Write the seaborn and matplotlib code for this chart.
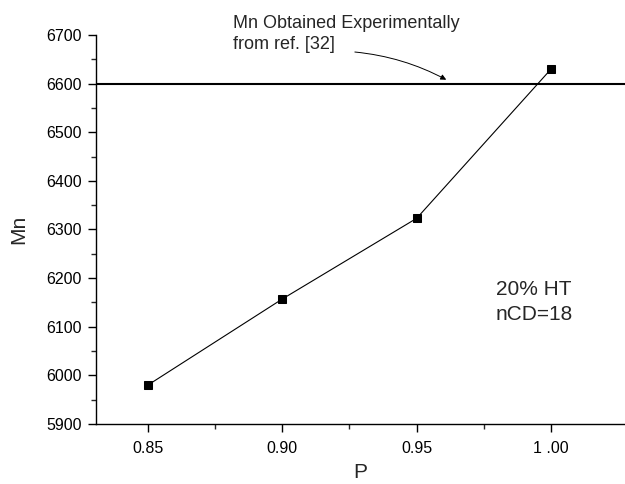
import matplotlib
matplotlib.use("Agg")
import matplotlib.pyplot as plt
import seaborn as sns
import pandas as pd
from matplotlib.ticker import FixedLocator, MultipleLocator

P = [0.85, 0.90, 0.95, 1.00]
Mn = [5980, 6157, 6323, 6630]
Mn_exp = 6600
x_ticks = [0.85, 0.90, 0.95, 1.00]
x_tick_labels = ["0.85", "0.90", "0.95", "1 .00"]
x_minor = [0.875, 0.925, 0.975]
y_ticks = [5900, 6000, 6100, 6200, 6300, 6400, 6500, 6600, 6700]

sns.set_style("ticks")
plt.rcParams['font.family'] = ['Liberation Sans', 'DejaVu Sans']

df = pd.DataFrame({"P": P, "Mn": Mn})
fig = plt.figure(figsize=(6.25, 4.84), dpi=100)
ax = fig.add_axes([0.1536, 0.124, 0.8464, 0.8037])
sns.lineplot(data=df, x="P", y="Mn", ax=ax, color="black", linewidth=0.8,
             marker="s", markersize=6, markeredgecolor="black", markerfacecolor="black")
ax.axhline(Mn_exp, color="black", linewidth=1.5)

ax.set_xlim(0.8307, 1.0275)
ax.set_ylim(5900, 6700)
ax.set_xticks(x_ticks)
ax.set_xticklabels(x_tick_labels)
ax.set_yticks(y_ticks)
ax.xaxis.set_minor_locator(FixedLocator(x_minor))
ax.yaxis.set_minor_locator(MultipleLocator(50))
ax.tick_params(axis="both", which="major", direction="out", length=6, width=1,
               labelsize=11.5, colors="black")
ax.tick_params(axis="y", which="major", pad=4)
ax.tick_params(axis="x", which="major", pad=6)
ax.tick_params(axis="both", which="minor", direction="out", length=3.6, width=1)
for s in ["top", "right"]:
    ax.spines[s].set_visible(False)
for s in ["left", "bottom"]:
    ax.spines[s].set_linewidth(1.0)
    ax.spines[s].set_color("black")

ax.set_xlabel("P", fontsize=15, labelpad=5)
ax.set_ylabel("Mn", fontsize=15, labelpad=13)

ax.text(0.8816, 6742, "Mn Obtained Experimentally\nfrom ref. [32]", fontsize=13,
        ha="left", va="top", linespacing=1.35, clip_on=False)
ax.annotate("", xy=(0.961, 6608), xytext=(0.927, 6665), annotation_clip=False,
            arrowprops=dict(arrowstyle="-|>", color="black", lw=0.7,
                            connectionstyle="arc3,rad=-0.1", shrinkA=0, shrinkB=0,
                            mutation_scale=8))
ax.text(0.9795, 6151, "20% HT\nnCD=18", fontsize=15, ha="left", va="center", linespacing=1.45)

fig.savefig("out.png", dpi=100)
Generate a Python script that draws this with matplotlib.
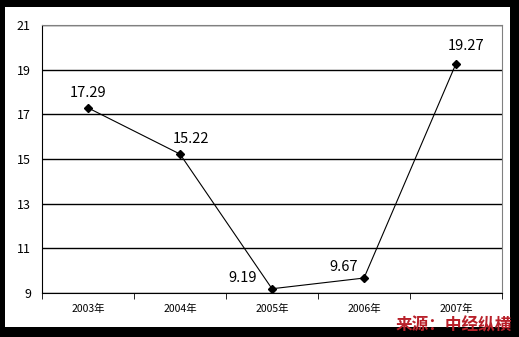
import matplotlib.pyplot as plt
from matplotlib.patches import Rectangle
import numpy as np

plt.rcParams['font.family'] = ['Noto Sans CJK SC', 'DejaVu Sans']

years = ['2003年', '2004年', '2005年', '2006年', '2007年']
values = [17.29, 15.22, 9.19, 9.67, 19.27]
labels = ['17.29', '15.22', '9.19', '9.67', '19.27']
# label offsets in points (dx, dy)
offsets = [(0, 6), (8, 6), (-21, 3), (-15, 3), (7, 7.5)]

W, H = 519, 337
fig = plt.figure(figsize=(W / 100, H / 100), dpi=100)
fig.patch.set_facecolor('black')
fig.patches.append(Rectangle((5 / W, 1 - 327 / H), 505 / W, 320 / H,
                             transform=fig.transFigure, facecolor='white',
                             edgecolor='none', zorder=-1))

ax = fig.add_axes([42 / W, 1 - 293 / H, 460 / W, 268 / H])
x = np.arange(len(years))
ax.plot(x, values, color='black', lw=0.8, marker='D', ms=4, mfc='black', zorder=3)
for xi, v, lab, (dx, dy) in zip(x, values, labels, offsets):
    ax.annotate(lab, (xi, v), xytext=(dx, dy), textcoords='offset points',
                ha='center', va='bottom', fontsize=10.5, color='black')

ax.set_xlim(-0.5, len(years) - 0.5)
ax.set_ylim(9, 21)
ax.set_yticks(np.arange(9, 22, 2))
ax.set_yticklabels([str(t) for t in range(9, 22, 2)], fontsize=9)
ax.yaxis.grid(True, color='black', lw=1)
ax.tick_params(axis='y', length=0, pad=8)

ax.set_xticks(x)
ax.set_xticklabels(years, fontsize=7.5)
ax.tick_params(axis='x', length=0, pad=8)
ax.set_xticks(np.arange(-0.5, len(years)), minor=True)
ax.tick_params(axis='x', which='minor', length=4, direction='out', color='black')

ax.spines['left'].set_color('black')
ax.spines['bottom'].set_color('black')
ax.spines['top'].set_color('#808080')
ax.spines['right'].set_color('#808080')
ax.set_axisbelow(True)

fig.text(454 / W, 1 - 325 / H, '来源：中经纵横', color='#b8202a', fontsize=12,
         fontweight='bold', style='italic', ha='center', va='center')

fig.savefig('out.png', dpi=100, facecolor=fig.get_facecolor())
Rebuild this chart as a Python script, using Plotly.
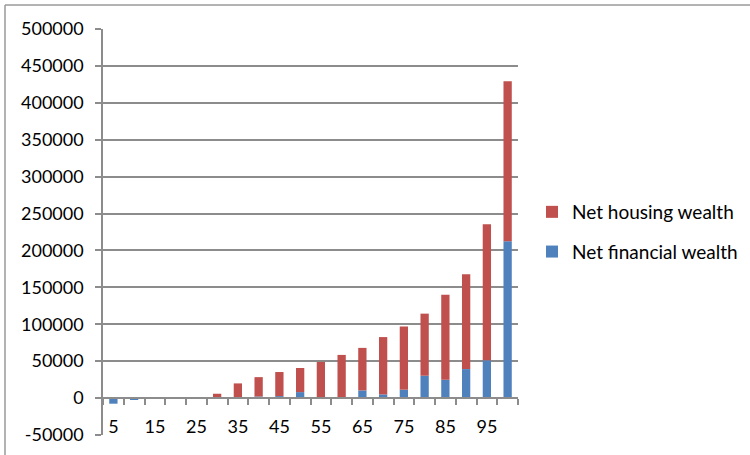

============

WHAT TO DO >>
Repeat the material verbatim. Do not carry over any picture.

FINISHED ANSWER >>
Write the seaborn and matplotlib code for this chart.
import matplotlib
matplotlib.use("Agg")
import matplotlib.pyplot as plt
import seaborn as sns
import pandas as pd
from matplotlib.ticker import FixedLocator, MultipleLocator

P = [0.85, 0.90, 0.95, 1.00]
Mn = [5980, 6157, 6323, 6630]
Mn_exp = 6600
x_ticks = [0.85, 0.90, 0.95, 1.00]
x_tick_labels = ["0.85", "0.90", "0.95", "1 .00"]
x_minor = [0.875, 0.925, 0.975]
y_ticks = [5900, 6000, 6100, 6200, 6300, 6400, 6500, 6600, 6700]

sns.set_style("ticks")
plt.rcParams['font.family'] = ['Liberation Sans', 'DejaVu Sans']

df = pd.DataFrame({"P": P, "Mn": Mn})
fig = plt.figure(figsize=(6.25, 4.84), dpi=100)
ax = fig.add_axes([0.1536, 0.124, 0.8464, 0.8037])
sns.lineplot(data=df, x="P", y="Mn", ax=ax, color="black", linewidth=0.8,
             marker="s", markersize=6, markeredgecolor="black", markerfacecolor="black")
ax.axhline(Mn_exp, color="black", linewidth=1.5)

ax.set_xlim(0.8307, 1.0275)
ax.set_ylim(5900, 6700)
ax.set_xticks(x_ticks)
ax.set_xticklabels(x_tick_labels)
ax.set_yticks(y_ticks)
ax.xaxis.set_minor_locator(FixedLocator(x_minor))
ax.yaxis.set_minor_locator(MultipleLocator(50))
ax.tick_params(axis="both", which="major", direction="out", length=6, width=1,
               labelsize=11.5, colors="black")
ax.tick_params(axis="y", which="major", pad=4)
ax.tick_params(axis="x", which="major", pad=6)
ax.tick_params(axis="both", which="minor", direction="out", length=3.6, width=1)
for s in ["top", "right"]:
    ax.spines[s].set_visible(False)
for s in ["left", "bottom"]:
    ax.spines[s].set_linewidth(1.0)
    ax.spines[s].set_color("black")

ax.set_xlabel("P", fontsize=15, labelpad=5)
ax.set_ylabel("Mn", fontsize=15, labelpad=13)

ax.text(0.8816, 6742, "Mn Obtained Experimentally\nfrom ref. [32]", fontsize=13,
        ha="left", va="top", linespacing=1.35, clip_on=False)
ax.annotate("", xy=(0.961, 6608), xytext=(0.927, 6665), annotation_clip=False,
            arrowprops=dict(arrowstyle="-|>", color="black", lw=0.7,
                            connectionstyle="arc3,rad=-0.1", shrinkA=0, shrinkB=0,
                            mutation_scale=8))
ax.text(0.9795, 6151, "20% HT\nnCD=18", fontsize=15, ha="left", va="center", linespacing=1.45)

fig.savefig("out.png", dpi=100)
Generate a Python script that draws this with matplotlib.
import matplotlib.pyplot as plt
from matplotlib.patches import Rectangle
import numpy as np

plt.rcParams['font.family'] = ['Noto Sans CJK SC', 'DejaVu Sans']

years = ['2003年', '2004年', '2005年', '2006年', '2007年']
values = [17.29, 15.22, 9.19, 9.67, 19.27]
labels = ['17.29', '15.22', '9.19', '9.67', '19.27']
# label offsets in points (dx, dy)
offsets = [(0, 6), (8, 6), (-21, 3), (-15, 3), (7, 7.5)]

W, H = 519, 337
fig = plt.figure(figsize=(W / 100, H / 100), dpi=100)
fig.patch.set_facecolor('black')
fig.patches.append(Rectangle((5 / W, 1 - 327 / H), 505 / W, 320 / H,
                             transform=fig.transFigure, facecolor='white',
                             edgecolor='none', zorder=-1))

ax = fig.add_axes([42 / W, 1 - 293 / H, 460 / W, 268 / H])
x = np.arange(len(years))
ax.plot(x, values, color='black', lw=0.8, marker='D', ms=4, mfc='black', zorder=3)
for xi, v, lab, (dx, dy) in zip(x, values, labels, offsets):
    ax.annotate(lab, (xi, v), xytext=(dx, dy), textcoords='offset points',
                ha='center', va='bottom', fontsize=10.5, color='black')

ax.set_xlim(-0.5, len(years) - 0.5)
ax.set_ylim(9, 21)
ax.set_yticks(np.arange(9, 22, 2))
ax.set_yticklabels([str(t) for t in range(9, 22, 2)], fontsize=9)
ax.yaxis.grid(True, color='black', lw=1)
ax.tick_params(axis='y', length=0, pad=8)

ax.set_xticks(x)
ax.set_xticklabels(years, fontsize=7.5)
ax.tick_params(axis='x', length=0, pad=8)
ax.set_xticks(np.arange(-0.5, len(years)), minor=True)
ax.tick_params(axis='x', which='minor', length=4, direction='out', color='black')

ax.spines['left'].set_color('black')
ax.spines['bottom'].set_color('black')
ax.spines['top'].set_color('#808080')
ax.spines['right'].set_color('#808080')
ax.set_axisbelow(True)

fig.text(454 / W, 1 - 325 / H, '来源：中经纵横', color='#b8202a', fontsize=12,
         fontweight='bold', style='italic', ha='center', va='center')

fig.savefig('out.png', dpi=100, facecolor=fig.get_facecolor())
Rebuild this chart as a Python script, using Plotly.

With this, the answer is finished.